§ **Exercise task**
Take the material below and retype it in full; pictures are left out.

>> start Collected data

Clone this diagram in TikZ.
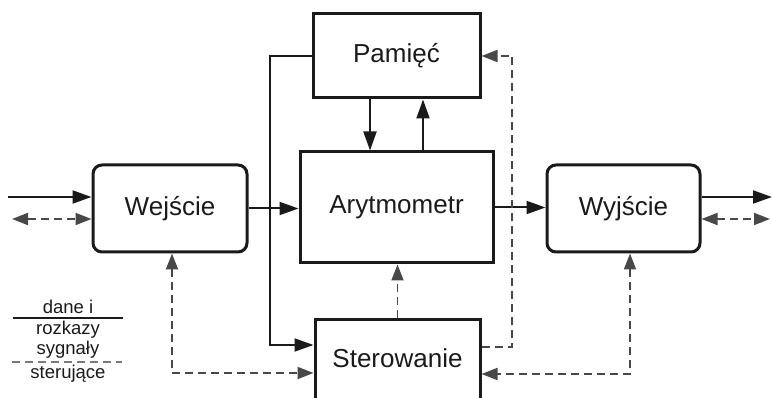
\documentclass[tikz,border=0pt]{standalone}
\usepackage{fontspec}
\setmainfont{Liberation Sans}
\usetikzlibrary{arrows.meta,calc}
\definecolor{ink}{HTML}{1A1A1A}
\definecolor{ctl}{HTML}{484848}
\definecolor{legctl}{HTML}{7A7A7A}
\begin{document}
\begin{tikzpicture}[x=1pt,y=-1pt,
  blk/.style={draw=ink, line width=3pt, text=ink, inner sep=0pt,
    font=\fontsize{26}{30}\selectfont},
  rblk/.style={blk, rounded corners=9pt},
  data/.style={draw=ink, line width=2pt, -{Triangle[length=19pt,width=13pt]}},
  ctrl/.style={draw=ctl, line width=1.8pt, dash pattern=on 8pt off 5pt,
    -{Triangle[length=16pt,width=12pt]}},
  ctrl2/.style={ctrl, {Triangle[length=16pt,width=12pt]}-{Triangle[length=16pt,width=12pt]}},
  leg/.style={text=ink, font=\fontsize{18.5}{20}\selectfont, inner sep=0pt}
]
\useasboundingbox (0,0) rectangle (772,398);
\clip (0,0) rectangle (772,398);

% blocks
\node[blk, minimum width=167pt, minimum height=84pt] (pam) at (396.5,56) {Pamięć};
\node[blk, minimum width=193pt, minimum height=111pt] (ary) at (396.5,207.5) {Arytmometr};
\node[rblk, minimum width=154pt, minimum height=87pt] (wej) at (170,208.5) {Wejście};
\node[rblk, minimum width=153pt, minimum height=87pt] (wyj) at (623.5,208.5) {Wyjście};
% the control unit runs past the lower edge; its label sits a little high
\node[blk, minimum width=165pt, minimum height=86pt, anchor=north,
  text height=19pt, text depth=9pt] (ster) at (397.5,318) {Sterowanie};

% free ends and bends
\coordinate (inA) at (8,197);
\coordinate (inB) at (12,219);
\coordinate (outA) at (772,197);
\coordinate (outB) at (770,219);
\coordinate (bus) at (270,345);
\coordinate (rt) at (512,347);
\coordinate (lb) at (172,373);
\coordinate (rb) at (630,374);

% data paths
\draw[data] (inA) -- (inA -| wej.west);
\draw[data] (wej.east) -- (wej.east -| ary.west);
\draw[data] (ary.east) -- (ary.east -| wyj.west);
\draw[data] (wyj.east |- outA) -- (outA);
\draw[data] (pam.west) -| (bus) -- (bus -| ster.west);
\draw[data] ($(pam.south)+(-26.5,0)$) -- ($(ary.north)+(-26.5,0)$);
\draw[data] ($(ary.north)+(26.5,0)$) -- ($(pam.south)+(26.5,0)$);

% control signals
\draw[ctrl2] (inB) -- (inB -| wej.west);
\draw[ctrl2] (wyj.east |- outB) -- (outB);
\draw[ctrl] (ster.north) -- (ster.north |- ary.south);
\draw[ctrl] (ster.east |- rt) -- (rt) -- (rt |- pam.east) -- (pam.east);
\draw[ctrl2] (lb |- wej.south) -- (lb) -- (lb -| ster.west);
\draw[ctrl2] (rb |- wyj.south) -- (rb) -- (rb -| ster.east);

% legend
\node[leg] (l1) at (68,307) {dane i};
\node[leg] (l2) at (68,330) {rozkazy};
\node[leg] (l3) at (68,350) {sygnały};
\node[leg] (l4) at (68,374) {sterujące};
\draw[ink, line width=1.8pt] (13,318) -- (123,318);
\draw[legctl, line width=1.8pt, dash pattern=on 8pt off 5pt] (12,362) -- (122,362);
\end{tikzpicture}
\end{document}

>> end Collected data

§ **Solution to this task**
Clone this diagram in TikZ.
\documentclass[tikz,border=0pt]{standalone}
\usepackage{fontspec}
\setmainfont{Liberation Sans}
\usetikzlibrary{arrows.meta,calc}
\definecolor{ink}{HTML}{1A1A1A}
\definecolor{ctl}{HTML}{484848}
\definecolor{legctl}{HTML}{7A7A7A}
\begin{document}
\begin{tikzpicture}[x=1pt,y=-1pt,
  blk/.style={draw=ink, line width=3pt, text=ink, inner sep=0pt,
    font=\fontsize{26}{30}\selectfont},
  rblk/.style={blk, rounded corners=9pt},
  data/.style={draw=ink, line width=2pt, -{Triangle[length=19pt,width=13pt]}},
  ctrl/.style={draw=ctl, line width=1.8pt, dash pattern=on 8pt off 5pt,
    -{Triangle[length=16pt,width=12pt]}},
  ctrl2/.style={ctrl, {Triangle[length=16pt,width=12pt]}-{Triangle[length=16pt,width=12pt]}},
  leg/.style={text=ink, font=\fontsize{18.5}{20}\selectfont, inner sep=0pt}
]
\useasboundingbox (0,0) rectangle (772,398);
\clip (0,0) rectangle (772,398);

% blocks
\node[blk, minimum width=167pt, minimum height=84pt] (pam) at (396.5,56) {Pamięć};
\node[blk, minimum width=193pt, minimum height=111pt] (ary) at (396.5,207.5) {Arytmometr};
\node[rblk, minimum width=154pt, minimum height=87pt] (wej) at (170,208.5) {Wejście};
\node[rblk, minimum width=153pt, minimum height=87pt] (wyj) at (623.5,208.5) {Wyjście};
% the control unit runs past the lower edge; its label sits a little high
\node[blk, minimum width=165pt, minimum height=86pt, anchor=north,
  text height=19pt, text depth=9pt] (ster) at (397.5,318) {Sterowanie};

% free ends and bends
\coordinate (inA) at (8,197);
\coordinate (inB) at (12,219);
\coordinate (outA) at (772,197);
\coordinate (outB) at (770,219);
\coordinate (bus) at (270,345);
\coordinate (rt) at (512,347);
\coordinate (lb) at (172,373);
\coordinate (rb) at (630,374);

% data paths
\draw[data] (inA) -- (inA -| wej.west);
\draw[data] (wej.east) -- (wej.east -| ary.west);
\draw[data] (ary.east) -- (ary.east -| wyj.west);
\draw[data] (wyj.east |- outA) -- (outA);
\draw[data] (pam.west) -| (bus) -- (bus -| ster.west);
\draw[data] ($(pam.south)+(-26.5,0)$) -- ($(ary.north)+(-26.5,0)$);
\draw[data] ($(ary.north)+(26.5,0)$) -- ($(pam.south)+(26.5,0)$);

% control signals
\draw[ctrl2] (inB) -- (inB -| wej.west);
\draw[ctrl2] (wyj.east |- outB) -- (outB);
\draw[ctrl] (ster.north) -- (ster.north |- ary.south);
\draw[ctrl] (ster.east |- rt) -- (rt) -- (rt |- pam.east) -- (pam.east);
\draw[ctrl2] (lb |- wej.south) -- (lb) -- (lb -| ster.west);
\draw[ctrl2] (rb |- wyj.south) -- (rb) -- (rb -| ster.east);

% legend
\node[leg] (l1) at (68,307) {dane i};
\node[leg] (l2) at (68,330) {rozkazy};
\node[leg] (l3) at (68,350) {sygnały};
\node[leg] (l4) at (68,374) {sterujące};
\draw[ink, line width=1.8pt] (13,318) -- (123,318);
\draw[legctl, line width=1.8pt, dash pattern=on 8pt off 5pt] (12,362) -- (122,362);
\end{tikzpicture}
\end{document}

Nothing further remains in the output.